A familiar failure pattern is “human-in-the-loop” on paper, but “human rubber stamp” in practice. The reviewer gets a queue with no context, a vague policy, and a timer. If the system is tuned to maximize automation, humans mostly see borderline cases with messy evidence, then get blamed for inconsistency. Make the review task smaller and clearer: what decision is being made, what evidence matters, what outcome options exist, and what “send to specialist” looks like.

Oversight becomes executable when you design it like any other product flow. Provide structured reason codes, a short model rationale aligned to those codes, and a checklist of required checks for high-risk actions (identity mismatch, potential protected-class proxy, missing consent). Add limits: maximum queue size per reviewer, SLAs that match staffing, and escalation paths when confidence is low or impact is high. The constraint is operational cost—review queues require staffing, training, and QA—so reserve deep review for decisions that are hard to reverse, and use sampling audits for the rest.

Finally, protect reviewers from being the weakest link. Log what they saw and chose, run consistency checks across reviewers, and rotate tough categories to avoid burnout. If the policy changes, update the UI prompts and examples, not just a wiki page. When reviewers disagree with the model, treat it as a signal: either the model needs retraining, or the policy needs clarification, but don’t let that gap sit quietly in a backlog.

Measure what you mean: monitoring, audits, and learning loops

A model that “passed” evaluation can still fail in production because the world shifts, users adapt, and upstream data changes. Monitoring has to reflect the actual harms you care about, not just overall accuracy. Track decision outcomes (reversals, appeals, customer complaints), distribution shifts in key inputs, and error rates broken down by the groups you committed to test. If you can’t observe outcomes directly, use proxies you can defend, and write down what they miss.

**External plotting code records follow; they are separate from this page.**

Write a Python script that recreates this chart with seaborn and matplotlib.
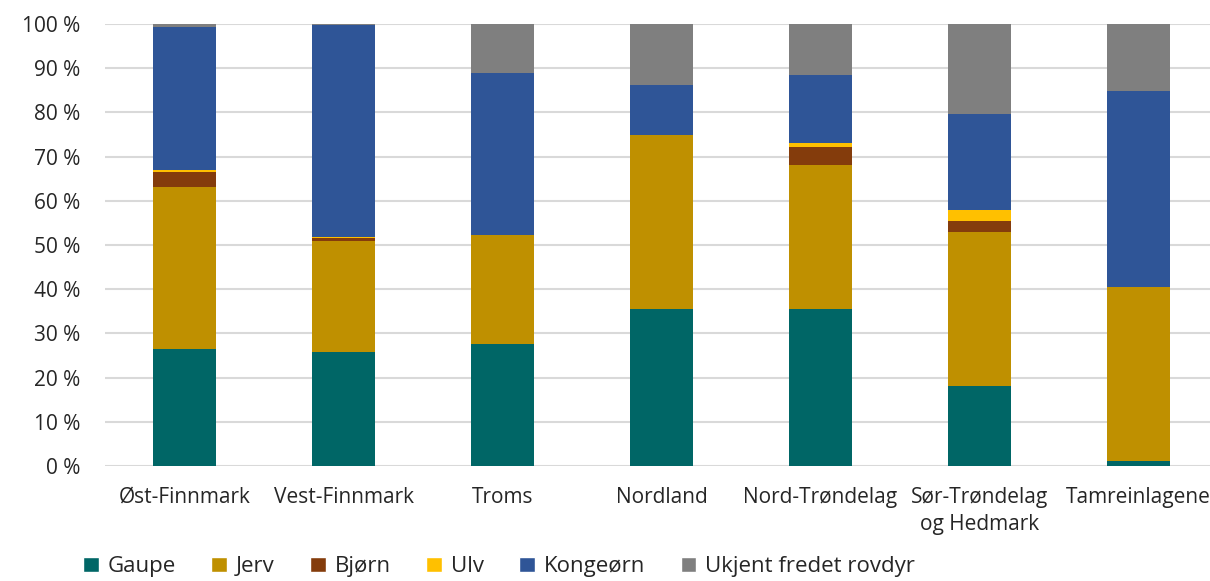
import numpy as np
import pandas as pd
import seaborn as sns
import matplotlib.pyplot as plt
from matplotlib.patches import Patch

# Andel skadeårsak per område (%)
regions = ['Øst-Finnmark', 'Vest-Finnmark', 'Troms', 'Nordland',
           'Nord-Trøndelag', 'Sør-Trøndelag\nog Hedmark', 'Tamreinlagene']
gaupe = [26.5, 25.8, 27.5, 35.5, 35.5, 18.0, 1.2]
jerv = [36.7, 25.0, 24.8, 39.3, 32.7, 35.0, 39.3]
bjorn = [3.3, 0.7, 0.0, 0.0, 4.0, 2.5, 0.0]
ulv = [0.5, 0.4, 0.0, 0.0, 0.9, 2.5, 0.0]
kongeorn = [32.3, 47.9, 36.6, 11.3, 15.4, 21.7, 44.3]
ukjent = [0.7, 0.2, 11.1, 13.9, 11.5, 20.3, 15.2]

series = ['Gaupe', 'Jerv', 'Bjørn', 'Ulv', 'Kongeørn', 'Ukjent fredet rovdyr']
colors = ['#006666', '#BF9000', '#843C0C', '#FFC000', '#2F5597', '#7F7F7F']

df = pd.DataFrame(dict(zip(series, [gaupe, jerv, bjorn, ulv, kongeorn, ukjent])),
                  index=regions)
cum = df.cumsum(axis=1)

sns.set_style('white')
plt.rcParams['font.family'] = ['Open Sans', 'DejaVu Sans']

fig = plt.figure(figsize=(12.10, 5.81), dpi=100)
ax = fig.add_axes([105 / 1210, 1 - 466 / 581, (1218 - 105) / 1210, (466 - 24) / 581])

# stablet: tegn kumulative summer bakfra
for name, col in reversed(list(zip(series, colors))):
    sns.barplot(x=regions, y=cum[name].values, color=col, width=0.4,
                saturation=1, ax=ax, zorder=3, linewidth=0)

ax.set_ylim(0, 100)
ax.set_xlim(-0.5, 6.5)
ax.set_yticks(np.arange(0, 101, 10))
ax.set_yticklabels([f'{v} %' for v in range(0, 101, 10)], fontsize=15, color='#262626')
for lbl in ax.get_xticklabels():
    lbl.set_linespacing(1.4)
ax.tick_params(axis='x', labelsize=15, colors='#262626', length=0, pad=15)
ax.tick_params(axis='y', length=0, pad=18)
ax.grid(axis='y', color='#D9D9D9', linewidth=1.5, zorder=0)
ax.set_axisbelow(True)
sns.despine(ax=ax, left=True, bottom=True, top=True, right=True)

handles = [Patch(facecolor=c, label=s) for s, c in zip(series, colors)]
fig.legend(handles=handles, loc='lower left', bbox_to_anchor=(63 / 1210, -0.028),
           ncol=6, frameon=False, fontsize=16, handlelength=0.7, handleheight=0.7,
           handletextpad=0.4, columnspacing=1.6)

fig.savefig('out.png', dpi=100)
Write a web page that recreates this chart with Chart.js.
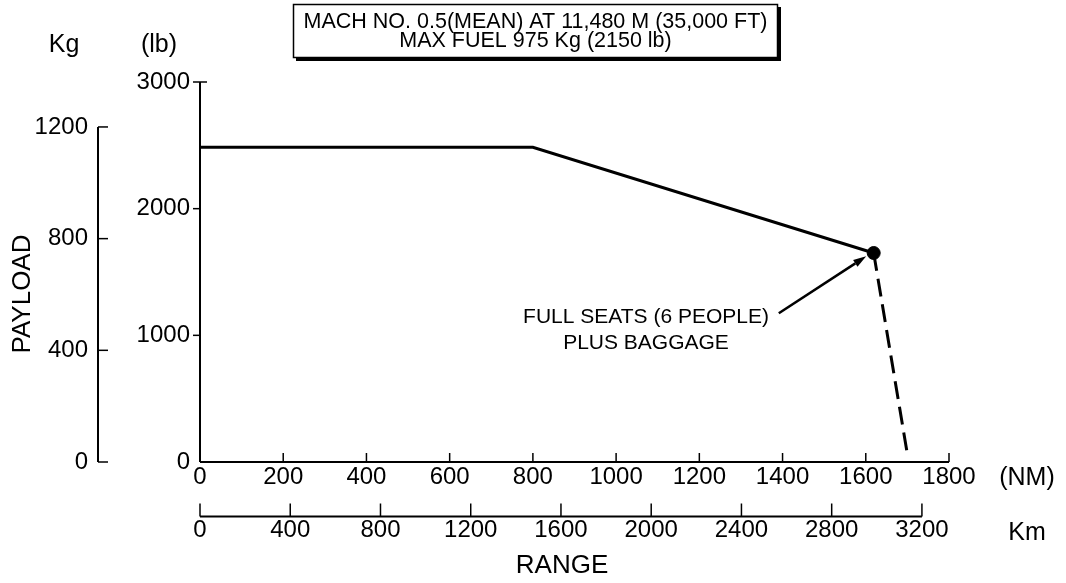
<!DOCTYPE html>
<html><head><meta charset="utf-8">
<script src="https://cdn.jsdelivr.net/npm/chart.js@4/dist/chart.umd.min.js"></script>
<style>html,body{margin:0;padding:0;background:#fff;} canvas{display:block;}</style>
</head><body>
<canvas id="c" width="1066" height="583"></canvas>
<script>
// ---- data ----
const rangeNM = [0, 800, 1619];
const payloadLb = [2485, 2485, 1650];
const fullSeatsNM = [1619];
const fullSeatsLb = [1650];
const fuelLimitNM = [1619, 1699];
const fuelLimitLb = [1650, 80];
const nmTicks = [0, 200, 400, 600, 800, 1000, 1200, 1400, 1600, 1800];
const kmTicks = [0, 400, 800, 1200, 1600, 2000, 2400, 2800, 3200];
const lbTicks = [0, 1000, 2000, 3000];
const kgTicks = [0, 400, 800, 1200];
const nmMax = 1800, kmMax = 3320, lbMax = 3000, kgMax = 1361;
const titleLines = ["MACH NO. 0.5(MEAN) AT 11,480 M (35,000 FT)", "MAX FUEL 975 Kg (2150 lb)"];
const noteLines = ["FULL SEATS (6 PEOPLE)", "PLUS BAGGAGE"];
const arrowFrom = {x: 1391, y: 1174};
const arrowTo = {x: 1601, y: 1624};

const F = '"Liberation Sans", Arial, Helvetica, sans-serif';
const pts = (xs, ys) => xs.map((x, i) => ({x, y: ys[i]}));
const fixTicks = arr => s => { s.ticks = arr.map(v => ({value: v})); };
const plain = v => String(v);
const tickFont = {size: 24, family: F};

const axesPlugin = {
  id: 'axesDeco',
  beforeDraw(chart) {
    const c = chart.ctx;
    c.save(); c.fillStyle = '#fff'; c.fillRect(0, 0, chart.width, chart.height); c.restore();
  },
  afterDraw(chart) {
    const c = chart.ctx, s = chart.scales, ca = chart.chartArea;
    c.save();
    c.strokeStyle = '#000'; c.fillStyle = '#000';
    const line = (x1, y1, x2, y2, w) => { c.lineWidth = w; c.beginPath(); c.moveTo(x1, y1); c.lineTo(x2, y2); c.stroke(); };
    // lb axis
    const lx = ca.left;
    line(lx, s.y.getPixelForValue(0), lx, s.y.getPixelForValue(lbMax), 2);
    lbTicks.forEach(v => { if (v > 0) line(lx - 7, s.y.getPixelForValue(v), lx, s.y.getPixelForValue(v), 1.5); });
    line(lx, s.y.getPixelForValue(lbMax), lx + 7, s.y.getPixelForValue(lbMax), 1.5);
    // kg axis
    const kx = s.ykg.right - 38;
    line(kx, s.ykg.getPixelForValue(0), kx, s.ykg.getPixelForValue(kgTicks[kgTicks.length - 1]), 2);
    kgTicks.forEach(v => line(kx, s.ykg.getPixelForValue(v), kx + 10, s.ykg.getPixelForValue(v), 1.5));
    // NM axis
    const ny = ca.bottom;
    line(s.x.getPixelForValue(0), ny, s.x.getPixelForValue(nmMax), ny, 2);
    nmTicks.forEach(v => { if (v > 0) line(s.x.getPixelForValue(v), ny, s.x.getPixelForValue(v), ny - 9, 1.5); });
    // km axis
    const ky = s.xkm.top + 24.5;
    line(s.xkm.getPixelForValue(0), ky, s.xkm.getPixelForValue(kmTicks[kmTicks.length - 1]), ky, 2);
    kmTicks.forEach(v => line(s.xkm.getPixelForValue(v), ky, s.xkm.getPixelForValue(v), ky - 13, 1.5));

    // unit / axis labels
    c.textAlign = 'center'; c.textBaseline = 'middle';
    c.font = '25px ' + F;
    c.fillText('Kg', 64, 45);
    c.fillText('(lb)', 159, 45);
    c.fillText('(NM)', 1027, 478);
    c.fillText('Km', 1027, 533);
    c.font = '26px ' + F;
    c.fillText('RANGE', 562, 566);
    c.save(); c.translate(23, 294); c.rotate(-Math.PI / 2); c.fillText('PAYLOAD', 0, 0); c.restore();

    // title box
    const bx = 293, by = 4, bw = 485, bh = 54;
    c.fillRect(bx + 3, by + 3, bw, bh);
    c.fillStyle = '#fff'; c.fillRect(bx, by, bw, bh);
    c.lineWidth = 1.5; c.strokeRect(bx + 0.5, by + 0.5, bw - 1, bh - 1);
    c.fillStyle = '#000';
    c.font = '21.5px ' + F;
    c.fillText(titleLines[0], bx + bw / 2, 22);
    c.fillText(titleLines[1], bx + bw / 2, 41);

    // annotation
    c.font = '21px ' + F;
    c.fillText(noteLines[0], 646, 317);
    c.fillText(noteLines[1], 646, 343);
    const ax1 = s.x.getPixelForValue(arrowFrom.x), ay1 = s.y.getPixelForValue(arrowFrom.y);
    const ax2 = s.x.getPixelForValue(arrowTo.x), ay2 = s.y.getPixelForValue(arrowTo.y);
    const ang = Math.atan2(ay2 - ay1, ax2 - ax1);
    const hl = 13, hw = 4;
    const bxp = ax2 - hl * Math.cos(ang), byp = ay2 - hl * Math.sin(ang);
    line(ax1, ay1, bxp, byp, 2.5);
    c.beginPath();
    c.moveTo(ax2, ay2);
    c.lineTo(bxp + hw * Math.sin(ang), byp - hw * Math.cos(ang));
    c.lineTo(bxp - hw * Math.sin(ang), byp + hw * Math.cos(ang));
    c.closePath(); c.fill();
    c.restore();
  }
};

new Chart(document.getElementById('c'), {
  type: 'scatter',
  data: {
    datasets: [
      {data: pts(rangeNM, payloadLb), showLine: true, borderColor: '#000', backgroundColor: '#000', borderWidth: 3, pointRadius: 0, xAxisID: 'x', yAxisID: 'y'},
      {data: pts(fuelLimitNM, fuelLimitLb), showLine: true, borderColor: '#000', borderWidth: 3, borderDash: [18, 8], pointRadius: 0, xAxisID: 'x', yAxisID: 'y'},
      {data: pts(fullSeatsNM, fullSeatsLb), showLine: false, backgroundColor: '#000', borderColor: '#000', pointRadius: 6.5, xAxisID: 'x', yAxisID: 'y'}
    ]
  },
  options: {
    responsive: false,
    animation: false,
    events: [],
    layout: {padding: {left: 33, top: 82, right: 117, bottom: 31}},
    plugins: {legend: {display: false}, tooltip: {enabled: false}, title: {display: false}},
    scales: {
      x: {type: 'linear', position: 'bottom', weight: 0, min: 0, max: nmMax,
          afterBuildTicks: fixTicks(nmTicks), afterFit: sc => { sc.height = 30; },
          grid: {display: false, drawTicks: false}, border: {display: false},
          ticks: {padding: 1, color: '#000', font: tickFont, autoSkip: false, maxRotation: 0, callback: plain}},
      xkm: {type: 'linear', position: 'bottom', weight: 1, min: 0, max: kmMax,
          afterBuildTicks: fixTicks(kmTicks), afterFit: sc => { sc.height = 60; },
          grid: {display: false, drawTicks: false}, border: {display: false},
          ticks: {padding: 24, color: '#000', font: tickFont, autoSkip: false, maxRotation: 0, callback: plain}},
      y: {type: 'linear', position: 'left', weight: 0, min: 0, max: lbMax,
          afterBuildTicks: fixTicks(lbTicks), afterFit: sc => { sc.width = 64; },
          grid: {display: false, drawTicks: false}, border: {display: false},
          ticks: {padding: 10, color: '#000', font: tickFont, callback: plain}},
      ykg: {type: 'linear', position: 'left', weight: 1, min: 0, max: kgMax,
          afterBuildTicks: fixTicks(kgTicks), afterFit: sc => { sc.width = 103; },
          grid: {display: false, drawTicks: false}, border: {display: false},
          ticks: {padding: 48, color: '#000', font: tickFont, callback: plain}}
    }
  },
  plugins: [axesPlugin]
});
</script>
</body></html>
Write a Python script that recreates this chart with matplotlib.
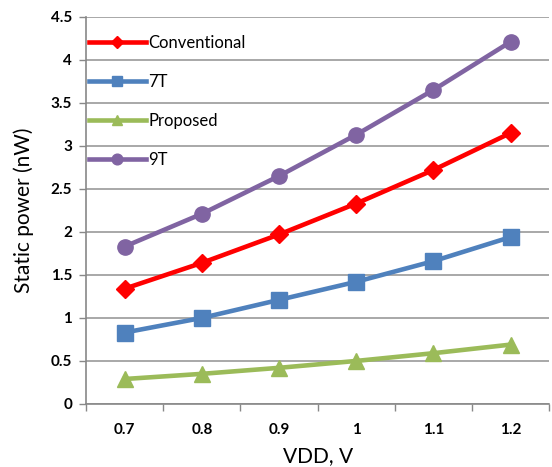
import matplotlib.pyplot as plt

vdd = ["0.7", "0.8", "0.9", "1", "1.1", "1.2"]
conventional = [1.34, 1.64, 1.97, 2.33, 2.72, 3.15]
sram_7t = [0.83, 1.00, 1.21, 1.42, 1.66, 1.94]
proposed = [0.29, 0.35, 0.42, 0.50, 0.59, 0.69]
sram_9t = [1.83, 2.21, 2.65, 3.13, 3.65, 4.21]

plt.rcParams['font.family'] = ['Lato', 'DejaVu Sans']

fig = plt.figure(figsize=(5.52, 4.67), dpi=100)
ax = fig.add_axes([0.156, 0.135, 0.839, 0.829])

x = list(range(len(vdd)))
series = [
    ("Conventional", conventional, "#FF0000", "D", 9),
    ("7T", sram_7t, "#4F81BD", "s", 11),
    ("Proposed", proposed, "#9BBB59", "^", 11),
    ("9T", sram_9t, "#8064A2", "o", 11),
]
for name, vals, color, marker, ms in series:
    ax.plot(x, vals, color=color, lw=3.3, marker=marker, markersize=ms,
            label=name, zorder=3)

ax.set_xlim(-0.5, len(vdd) - 0.5)
ax.set_ylim(0, 4.5)
ax.set_yticks([i * 0.5 for i in range(10)])
ax.set_yticklabels(["0", "0.5", "1", "1.5", "2", "2.5", "3", "3.5", "4", "4.5"],
                   fontweight='bold', fontsize=11)
ax.set_xticks(x)
ax.set_xticklabels(vdd, fontweight='bold', fontsize=11)
ax.tick_params(axis='x', length=0, pad=14)
ax.set_xticks([i - 0.5 for i in range(len(vdd) + 1)], minor=True)
ax.tick_params(axis='x', which='minor', length=5, color='#888888', width=1)
ax.tick_params(axis='y', length=5, color='#888888', width=1, pad=5)

ax.grid(axis='y', color='#9A9A9A', lw=1.2, zorder=0)
for side in ['top', 'right']:
    ax.spines[side].set_visible(False)
for side in ['left', 'bottom']:
    ax.spines[side].set_color('#888888')
    ax.spines[side].set_linewidth(1.2)

ax.set_xlabel("VDD, V", fontsize=15, labelpad=6)
ax.set_ylabel("Static power (nW)", fontsize=15, labelpad=12)

ax.legend(loc='upper left', bbox_to_anchor=(-0.012, 0.975), frameon=False,
          fontsize=12, handlelength=3.4, labelspacing=1.38, handletextpad=0.15,
          borderaxespad=0.1, markerscale=0.7)

fig.savefig("out.png", dpi=100)
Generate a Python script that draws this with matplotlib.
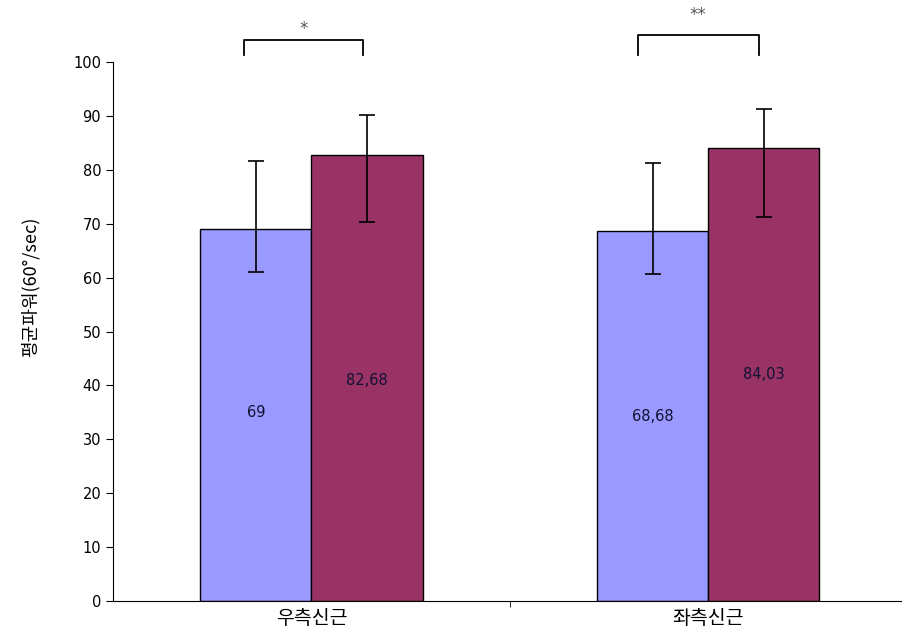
import matplotlib
matplotlib.use("Agg")
import numpy as np
import matplotlib.pyplot as plt

plt.rcParams['font.family'] = ['Noto Sans CJK KR', 'DejaVu Sans']

categories = ["우측신근", "좌측신근"]
means_a = [69, 68.68]
means_b = [82.68, 84.03]
labels_a = ["69", "68,68"]
labels_b = ["82,68", "84,03"]
err_a_low = [8.0, 8.0]
err_a_high = [12.6, 12.6]
err_b_low = [12.4, 12.7]
err_b_high = [7.6, 7.3]
label_y_a = [34.9, 34.3]
label_y_b = [41.0, 42.0]
sig_marks = ["*", "**"]

fig = plt.figure(figsize=(9.02, 6.4), dpi=100)
ax = fig.add_axes([0.1253, 0.0609, 0.880, 0.842])

x = np.arange(len(categories))
w = 0.28
ax.bar(x - w / 2, means_a, w, color="#9999FF", edgecolor="black", linewidth=1.0, zorder=2)
ax.bar(x + w / 2, means_b, w, color="#993366", edgecolor="black", linewidth=1.0, zorder=2)
ax.errorbar(x - w / 2, means_a, yerr=[err_a_low, err_a_high], fmt="none",
            ecolor="black", elinewidth=1.2, capsize=6, capthick=1.2, zorder=3)
ax.errorbar(x + w / 2, means_b, yerr=[err_b_low, err_b_high], fmt="none",
            ecolor="black", elinewidth=1.2, capsize=6, capthick=1.2, zorder=3)

for i in range(len(categories)):
    ax.text(x[i] - w / 2, label_y_a[i], labels_a[i], ha="center", va="center",
            fontsize=10.5, family="DejaVu Sans", color="#111133")
    ax.text(x[i] + w / 2, label_y_b[i], labels_b[i], ha="center", va="center",
            fontsize=10.5, family="DejaVu Sans", color="#111133")

# significance brackets
brackets = [(-0.17, 0.13, 104.1, 106.2), (0.822, 1.127, 105.0, 108.7)]
for (x0, x1, yb, ys), mark in zip(brackets, sig_marks):
    ax.plot([x0, x0, x1, x1], [101.3, yb, yb, 101.3], color="black",
            linewidth=1.3, clip_on=False)
    ax.text((x0 + x1) / 2, ys, mark, ha="center", va="center", fontsize=12,
            color="#555555", family="DejaVu Sans")

ax.set_xlim(-0.5, 1.5)
ax.set_ylim(0, 100)
ax.set_yticks(range(0, 101, 10))
ax.set_xticks(x)
ax.set_xticklabels(categories, fontsize=14)
for lab in ax.get_xticklabels():
    lab.set_x(lab.get_position()[0])
ax.set_xticks([0.5], minor=True)
ax.tick_params(axis="x", which="major", length=0, pad=5)
ax.tick_params(axis="x", which="minor", length=4, direction="out")
ax.tick_params(axis="y", length=5, direction="out", labelsize=10.5)
for lab in ax.get_yticklabels():
    lab.set_family("DejaVu Sans")

ax.spines["top"].set_visible(False)
ax.spines["right"].set_visible(False)
fig.text(30 / 902, 1 - 287 / 640, "평균파워(60°/sec)", rotation=90,
         ha="center", va="center", fontsize=13)

fig.savefig("out.png", dpi=100)
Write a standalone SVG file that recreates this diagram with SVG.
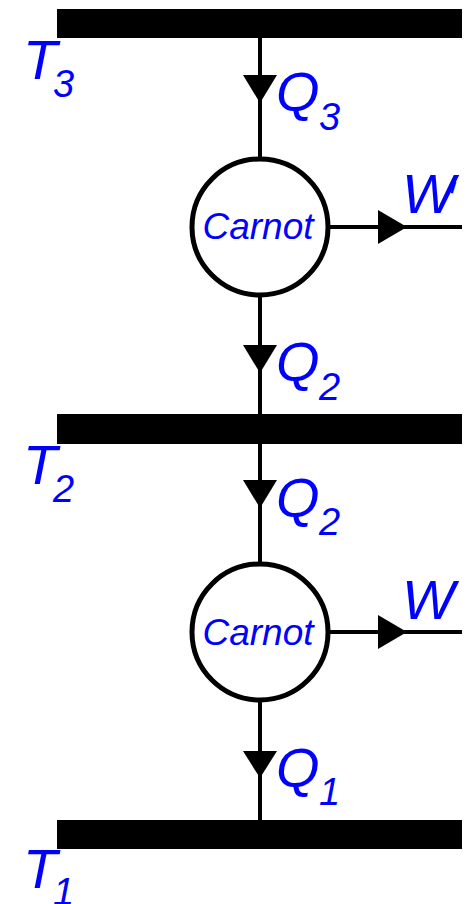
<svg xmlns="http://www.w3.org/2000/svg" width="471" height="904" viewBox="0 0 471 904">
<style>
.bar{fill:#000}
.ln{stroke:#000;stroke-width:4;fill:none}
.ah{fill:#000}
.eng{fill:#fff;stroke:#000;stroke-width:5}
.lbl{font-family:"Liberation Sans",Arial,sans-serif;font-style:italic;fill:#0000ff;font-size:56px}
.sub{font-size:38px}
.cn{font-family:"Liberation Sans",Arial,sans-serif;font-style:italic;fill:#0000ff;font-size:37px;text-anchor:middle}
</style>
<rect width="471" height="904" fill="#fff"/>
<g id="connectors">
<line class="ln" x1="260" y1="38" x2="260" y2="820"/>
<line class="ln" x1="330" y1="227" x2="462" y2="227"/>
<line class="ln" x1="330" y1="632" x2="462" y2="632"/>
<polygon class="ah" points="243,75 277,75 260,103"/>
<polygon class="ah" points="243,345 277,345 260,373"/>
<polygon class="ah" points="243,480 277,480 260,508"/>
<polygon class="ah" points="243,751 277,751 260,778"/>
<polygon class="ah" points="378,210 378,244 407,227"/>
<polygon class="ah" points="378,615 378,649 407,632"/>
</g>
<g id="T3">
<rect class="bar" x="57" y="9" width="405" height="29"/>
<text class="lbl" x="23" y="79">T</text><text class="lbl sub" x="53" y="97">3</text>
</g>
<g id="T2">
<rect class="bar" x="57" y="414" width="405" height="30"/>
<text class="lbl" x="23" y="484">T</text><text class="lbl sub" x="53" y="502">2</text>
</g>
<g id="T1">
<rect class="bar" x="57" y="820" width="405" height="29"/>
<text class="lbl" x="23" y="888">T</text><text class="lbl sub" x="53" y="905">1</text>
</g>
<g id="carnot1">
<circle class="eng" cx="260" cy="227" r="68"/>
<text class="cn" x="258" y="239">Carnot</text>
</g>
<g id="carnot2">
<circle class="eng" cx="260" cy="632" r="68"/>
<text class="cn" x="258" y="645">Carnot</text>
</g>
<g id="labels">
<text class="lbl" x="276" y="111">Q</text><text class="lbl sub" x="319" y="130">3</text>
<text class="lbl" x="276" y="381">Q</text><text class="lbl sub" x="319" y="400">2</text>
<text class="lbl" x="276" y="517">Q</text><text class="lbl sub" x="319" y="535">2</text>
<text class="lbl" x="276" y="787">Q</text><text class="lbl sub" x="319" y="805">1</text>
<text class="lbl" x="402" y="213">W<tspan dx="-8" font-size="44">′</tspan></text>
<text class="lbl" x="402" y="619">W</text>
</g>
</svg>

Make audits routine and scoped. Don’t wait for an incident; sample completed decisions every week, replay borderline cases, and compare humans vs. model on the same slice. Log the model version, prompt/config, threshold, and the evidence shown to reviewers so you can explain behavior later. This takes work: good logging, stable identifiers, and privacy-safe access controls are ongoing engineering and ops costs.

Close the loop with clear ownership. Define what triggers action (metric breach, drift, repeated escalations), who can pause rollout, and what “fix” means (retrain, change threshold, update policy, or improve the review UI). Treat each corrective action as a hypothesis, then re-measure after the change so you learn instead of churn.

A simple operating rhythm to keep principles alive

Most teams don’t need a new committee; they need a calendar. Use a two-week rhythm: intake every new AI use case with a one-page risk note (decision, user harm, reversibility), then a single review where product, legal, and engineering agree on required controls and who owns them. Keep the artifacts lightweight but mandatory: data sheet, eval report, rollout plan, and an escalation path with a named on-call.

Make the cadence enforceable. Tie launch to a short checklist that links to those artifacts, and tie continued operation to a monthly 30-minute metrics review (appeals, drift, group slices, incident log). Budget time for fixes; without capacity, monitoring becomes a report nobody acts on.